Curiouser and curiouser is the title track, imbued with more subdued paranoia and withdrawl against a mid-60s British invasion stomp. Consider the chorus:

Modern guilt, I'm stranded with nothing
Modern guilt, I'm under lock and key
Misapprehension turning into convention
Don't know what I've done
But I feel ashamed

I originally wanted to tie this review in with any possible, erm, side effects Mr. Hansen could be experiencing due to his life in the Church of Scientology, but scrapped the idea due to fear of failing to make any real connections and harassment from Scientologists. You can draw whatever conclusion you want from the lyrics, I suppose. Regardless, "Modern Guilt" seems to come from a genuine place of extreme fear, a cry behind some impenetrable wall. And Beck has no trouble laying it on thick: "These people talk about impossible things/And I'm falling out of the conversation/And I'm a pawn piece in a human shield."

Unsurprsingly, the album suffers when Beck retreats back into old Beck mode and techniques. "Chemtrails" is amped-up Sea Change material, with more than a slight nod to those '67 Beatles records felt in the "Strawberry Fields"-like false ending. Its cousin on the record, closer "Volcano," is slightly more effective, all suspected Xenu allusions aside, but I really think Beck would do good to ditch those David Campbell string arrangements. I mean, sure, "Paper Tiger" was rad, ripping off Histoire de Melody Nelson and all, but....whoops, he's Beck's father.
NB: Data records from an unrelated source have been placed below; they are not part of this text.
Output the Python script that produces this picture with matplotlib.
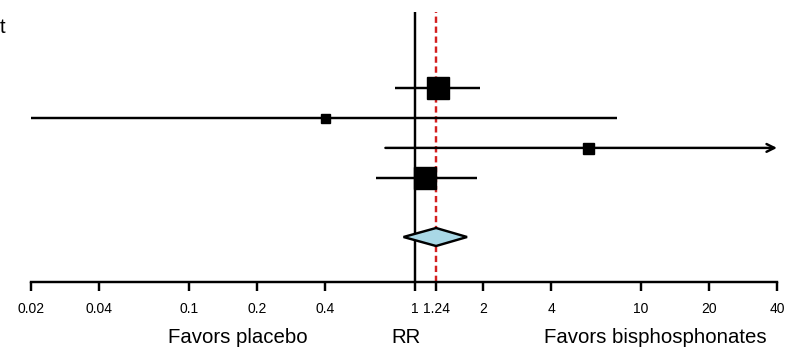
import matplotlib
matplotlib.use("Agg")
import matplotlib.pyplot as plt
from matplotlib.patches import Polygon

plt.rcParams['font.family'] = ['Liberation Sans', 'DejaVu Sans']

# Data (risk ratios with 95% CI)
rr = [1.26, 0.40, 5.83, 1.11]
ci_low = [0.82, 0.02, 0.74, 0.67]
ci_high = [1.94, 7.83, 40.0, 1.88]
arrow_right = [False, False, True, False]
marker_px = [22, 9, 11, 22]          # relative weights shown as square size
pooled_rr = 1.24
pooled_low = 0.89
pooled_high = 1.70
tick_vals = [0.02, 0.04, 0.1, 0.2, 0.4, 1, 1.24, 2, 4, 10, 20, 40]
tick_labels = ["0.02", "0.04", "0.1", "0.2", "0.4", "1", "1.24", "2", "4", "10", "20", "40"]

row_y = [6.47, 5.47, 4.47, 3.47]
pooled_y = 1.5

W, H = 785, 348
fig = plt.figure(figsize=(W / 100, H / 100), dpi=100)
ax = fig.add_axes([31 / W, 66 / H, 746 / W, 270 / H])
ax.set_xscale('log')
ax.set_xlim(0.02, 40)
ax.set_ylim(0, 9)

lw = 1.75
# reference lines
ax.axvline(1, color='black', lw=lw, zorder=2)
ax.axvline(pooled_rr, color='#d42020', lw=1.75, ls=(0, (2.6, 1.5)), zorder=2.5)

for y, m, lo, hi, arr, s in zip(row_y, rr, ci_low, ci_high, arrow_right, marker_px):
    if arr:
        ax.annotate('', xy=(hi, y), xytext=(lo, y),
                    arrowprops=dict(arrowstyle='->', lw=lw, color='black',
                                    mutation_scale=14, shrinkA=0, shrinkB=0),
                    annotation_clip=False, zorder=3)
    else:
        ax.plot([lo, hi], [y, y], color='black', lw=lw, zorder=3, clip_on=False,
                solid_capstyle='butt')
    ax.plot([m], [y], marker='s', color='black', markersize=s * 0.72, zorder=4,
            linestyle='none')

# pooled diamond
dh = 0.3
diamond = Polygon([[pooled_low, pooled_y], [pooled_rr, pooled_y + dh],
                   [pooled_high, pooled_y], [pooled_rr, pooled_y - dh]],
                  closed=True, facecolor='#a9d8e6', edgecolor='black', lw=lw, zorder=4)
ax.add_patch(diamond)

for sp in ['top', 'right', 'left']:
    ax.spines[sp].set_visible(False)
ax.spines['bottom'].set_linewidth(lw)
ax.set_yticks([])
ax.set_xticks(tick_vals)
ax.set_xticklabels(tick_labels)
ax.xaxis.set_minor_locator(matplotlib.ticker.FixedLocator([0.02, 40]))
ax.xaxis.set_minor_formatter(matplotlib.ticker.NullFormatter())
ax.tick_params(axis='x', which='major', direction='out', length=6.5, width=lw, labelsize=10, pad=8)
ax.tick_params(axis='x', which='minor', direction='out', length=10.5, width=lw)

fig.text(238 / W, 1 - 343 / H, "Favors placebo", fontsize=14.7, ha='center', va='baseline')
fig.text(406 / W, 1 - 343 / H, "RR", fontsize=14.7, ha='center', va='baseline')
fig.text(655 / W, 1 - 343 / H, "Favors bisphosphonates", fontsize=14.7, ha='center', va='baseline')
fig.text(0 / W, 1 - 33 / H, "t", fontsize=14.7, ha='left', va='baseline')

fig.savefig("out.png", dpi=100)
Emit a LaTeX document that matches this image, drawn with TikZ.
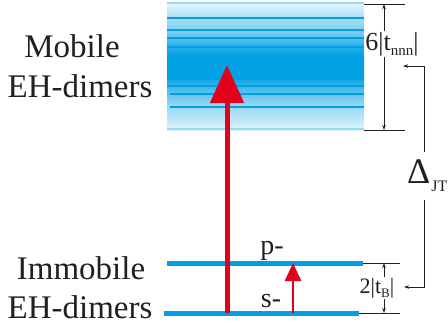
\documentclass[tikz,border=0pt]{standalone}
\usepackage{fontspec}
\setmainfont{Liberation Serif}
\usetikzlibrary{arrows.meta}
\definecolor{ebl}{RGB}{0,160,227}
\definecolor{ered}{RGB}{226,0,26}
\definecolor{etxt}{RGB}{35,31,32}
\pgfdeclareverticalshading{bandshade}{100bp}{color(0bp)=(white); color(25bp)=(ebl!10); color(29bp)=(ebl!25); color(35bp)=(ebl!42); color(41bp)=(ebl!70); color(46bp)=(ebl); color(54bp)=(ebl); color(58bp)=(ebl!85); color(63bp)=(ebl!55); color(69bp)=(ebl!35); color(75bp)=(ebl!10); color(100bp)=(white)}
\begin{document}
\begin{tikzpicture}[x=1pt,y=-1pt,
  lbl/.style={text=etxt,inner sep=0pt,font=\fontsize{33}{36}\selectfont},
  lvl/.style={ebl,line width=5pt},
  band/.style={ebl,line width=2.2pt},
  edge/.style={ebl!40,line width=2pt},
  dimln/.style={etxt,line width=0.8pt},
  dimarr/.style={etxt,line width=0.8pt,{Stealth[length=5pt,width=3.5pt]}-{Stealth[length=5pt,width=3.5pt]}},
  onearr/.style={etxt,line width=0.8pt,-{Stealth[length=5pt,width=3.5pt]}},
  dimlbl/.style={text=etxt,fill=white,inner sep=1pt}]
\useasboundingbox (0,0) rectangle (448,325);
% mobile band
\shade[shading=bandshade] (167,3) rectangle (364,130);
\draw[edge] (167,3) -- (364,3);
\draw[edge] (167,129) -- (364,129);
\foreach \yy in {18,30,38} \draw[band] (167,\yy) -- (364,\yy);
\draw[band,line width=1.5pt] (167,47) -- (364,47);
\draw[band,line width=1.5pt] (167,79) -- (364,79);
\draw[band] (167,86) -- (364,86);
\foreach \yy in {94,107} \draw[band] (170,\yy) -- (364,\yy);
% immobile levels
\coordinate (pL) at (167,263); \coordinate (pR) at (363,263);
\coordinate (sL) at (164,313); \coordinate (sR) at (359,313);
\draw[lvl] (pL) -- (pR);
\draw[lvl] (sL) -- (sR);
% arrows
\coordinate (bigS) at (227,313); \coordinate (bigE) at (227,65);
\draw[ered,line width=5pt,-{Triangle[width=33pt,length=38pt]}] (bigS) -- (bigE);
\coordinate (smS) at (293,313); \coordinate (smE) at (293,263);
\draw[ered,line width=2.5pt,-{Triangle[width=16pt,length=18pt]}] (smS) -- (smE);
% labels
\node[lbl,anchor=base] (mob) at (72,57) {Mobile};
\node[lbl,anchor=base] (eh1) at (80,97) {EH-dimers};
\node[lbl,anchor=base] (imm) at (81,279) {Immobile};
\node[lbl,anchor=base] (eh2) at (80,318) {EH-dimers};
\node[text=etxt,inner sep=0pt,anchor=base,font=\fontsize{28}{30}\selectfont] (plab) at (272,254) {p-};
\node[text=etxt,inner sep=0pt,anchor=base,font=\fontsize{28}{30}\selectfont] (slab) at (271,307) {s-};
% 6|tnnn| dimension
\coordinate (t1) at (364,4); \coordinate (t2) at (405,4);
\coordinate (b1) at (364,130); \coordinate (b2) at (405,130);
\draw[dimln] (t1) -- (t2);
\draw[dimln] (b1) -- (b2);
\draw[dimarr] (384,4) -- (384,130);
\node[dimlbl,font=\fontsize{26}{26}\selectfont] (tnnn) at (392,44) {6|t\raisebox{-5pt}{\fontsize{15}{15}\selectfont nnn}|};
% 2|tB| dimension
\coordinate (u1) at (363,263); \coordinate (u2) at (400,263);
\coordinate (v1) at (359,313); \coordinate (v2) at (400,313);
\draw[dimln] (u1) -- (u2);
\draw[dimln] (v1) -- (v2);
\draw[dimarr] (384,263) -- (384,313);
\node[dimlbl,font=\fontsize{22}{22}\selectfont] (tB) at (377,288) {2|t\raisebox{-4pt}{\fontsize{13}{13}\selectfont B}|};
% Delta_JT
\node[text=etxt,inner sep=0pt,anchor=base west] (dJT) at (407,183) {\fontsize{36}{36}\selectfont Δ\kern1pt\raisebox{-8pt}{\fontsize{16}{16}\selectfont JT}};
\coordinate (a1) at (424,152); \coordinate (a2) at (424,66); \coordinate (a3) at (403,66);
\coordinate (c1) at (424,200); \coordinate (c2) at (424,287); \coordinate (c3) at (404,287);
\draw[onearr] (a1) -- (a2) -- (a3);
\draw[onearr] (c1) -- (c2) -- (c3);
\end{tikzpicture}
\end{document}
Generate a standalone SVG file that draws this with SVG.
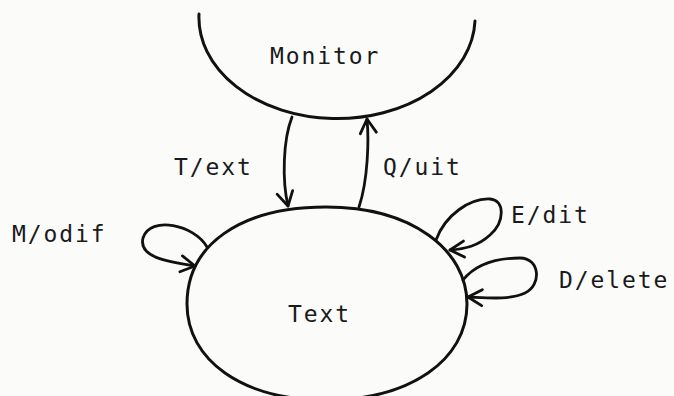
<svg xmlns="http://www.w3.org/2000/svg" width="674" height="396" viewBox="0 0 674 396">
  <style>
    .lbl { font-family: "DejaVu Sans Mono", "Liberation Mono", monospace; font-size: 23px; letter-spacing: 1.9px; fill: #1a1a1a; }
    .shape { fill: none; stroke: #111; stroke-width: 3; stroke-linecap: round; }
    .edge { fill: none; stroke: #111; stroke-width: 2.8; stroke-linecap: round; }
  </style>
  <defs>
    <marker id="arr" viewBox="-16 -10 18 20" markerWidth="18" markerHeight="20" refX="0" refY="0" markerUnits="userSpaceOnUse" orient="auto">
      <path d="M-14,-8 L0,0 L-14,8" fill="none" stroke="#111" stroke-width="2.8" stroke-linecap="round" stroke-linejoin="round"/>
    </marker>
  </defs>
  <rect width="674" height="396" fill="#fbfcfa"/>

  <g id="monitor">
    <path class="shape" d="M199,14 A138,101 0 0 0 475,21"/>
    <text class="lbl" x="270" y="64">Monitor</text>
  </g>

  <g id="text-node">
    <path class="shape" d="M187,304 C187,245 240,207 326,207 C412,207 467,250 467,304 C467,360 410,400 326,400 C242,400 187,360 187,304 Z"/>
    <text class="lbl" x="288" y="322">Text</text>
  </g>

  <g id="connectors">
    <path class="edge" d="M292,117 C283,140 282,180 288,206" marker-end="url(#arr)"/>
    <path class="edge" d="M359,207 C368,180 369,140 367,119" marker-end="url(#arr)"/>
    <path class="edge" d="M207,247 C195,225 150,215 143,238 C138,258 170,262 195,266" marker-end="url(#arr)"/>
    <path class="edge" d="M436,240 C445,215 470,198 490,199 C505,200 505,222 490,235 C478,246 465,249 450,250" marker-end="url(#arr)"/>
    <path class="edge" d="M463,280 C475,265 495,258 520,258 C540,258 542,285 525,293 C510,300 490,298 468,297" marker-end="url(#arr)"/>
  </g>

  <g id="labels">
    <text class="lbl" x="174" y="175">T/ext</text>
    <text class="lbl" x="383" y="175">Q/uit</text>
    <text class="lbl" x="12" y="242">M/odif</text>
    <text class="lbl" x="511" y="223">E/dit</text>
    <text class="lbl" x="559" y="288">D/elete</text>
  </g>
</svg>
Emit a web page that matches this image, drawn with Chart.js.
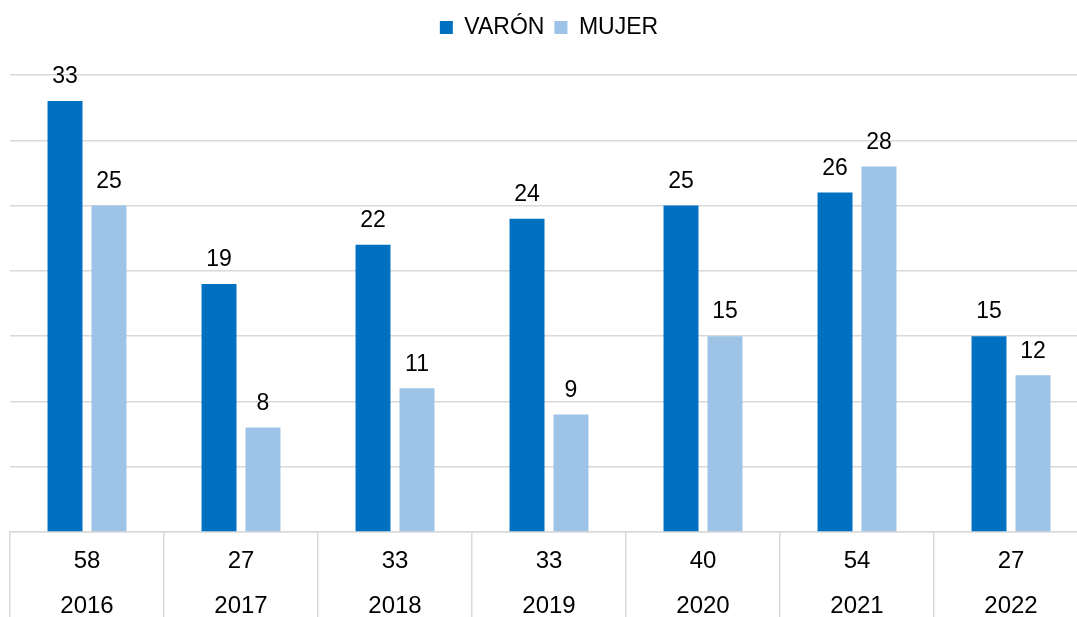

Luckily, tracks like "Youthless" and "Profanity Prayers" really pick up the slack. "Youthless" is an unembarassing funk workout that finds Beck again easing into his new role as Mr. Doom 'n Gloom, repeating "helpless...nothing...nothing...youthless...nothing...." "Profanity Prayers," involving the most surrealism and metaphor-laden words of the whole affair actually brings the riffs, but with the same chilling, detatched veneer you find throught the album's cobwebs of increasingly inscrutable despair and unfortunate premonitions. I wonder at times if we're entering Beck's Station to Station phase, where televisions eat girlfriends and it would not be out of place for him to look out the window mid-interview to fearfully exclaim, "They're coming."

But perhaps by taking the sentiment of the music at face value, the joke's already on me. Former bandmate, Flaming Lips' Wayne Coyne said, "When you hear [Beck's] songs, you think he must really have some tender feelings, but then you find out it's a made-up thing." One must remember with an artist who prides himself on being somewhat impenetrable, all commercial success aside, any seemingly personal move can always be a red herring (see Dylan, Stephin Merritt). On the song "Modern Guilt," Beck offered:
"I'd recorded about 10 or 15 songs and then I did the song 'Modern Guilt' and I remember my engineer [Drew Brown] and Danger Mouse just lighting up. It was the first time I got a reaction on anything we were working on. It just felt that there was something in that song that rang true for everyone around and what we were doing and it felt like it was definitely a point where it was like, 'OK, now we're on to something, this is what it's about.' After that, I started just getting rid of all the songs that sounded like they could be something that could be on Midnite Vultures or Guero, things that were a bit more playful or humourous or however you want to qualify it, and kind of pursuing just the feeling that that song had....So that's the song that really shaped the record."
Somewhere in the Modern Guilt booklet, you can see a picture of Beck, large black hat shielding his eyes, with a ghostly shadow of his profile superimposed on the side. No picture could better sum up the last seven years of the man's career: he's here but not, you can see different sides of him but it's always obscured and in the end you've gained nothing from the experience - at least, nothing you can put your finger on. He's kinda down but it might be a total act. He means it but he doesn't really mean it. And his eyes either avoid your gaze or are fixed firmly on the "EXIT" sign depicted on the back cover of his latest album.

2 comments:

Emily said...

Nice blog entry! Modern Guilt sounds kind of nice in the iTunes sampling...

moontaco said...

Sorry for the late comment--I just found this (while Googling Beck + Scientology, lol). Anyway, I really enjoyed this review. I agree with much of what you said.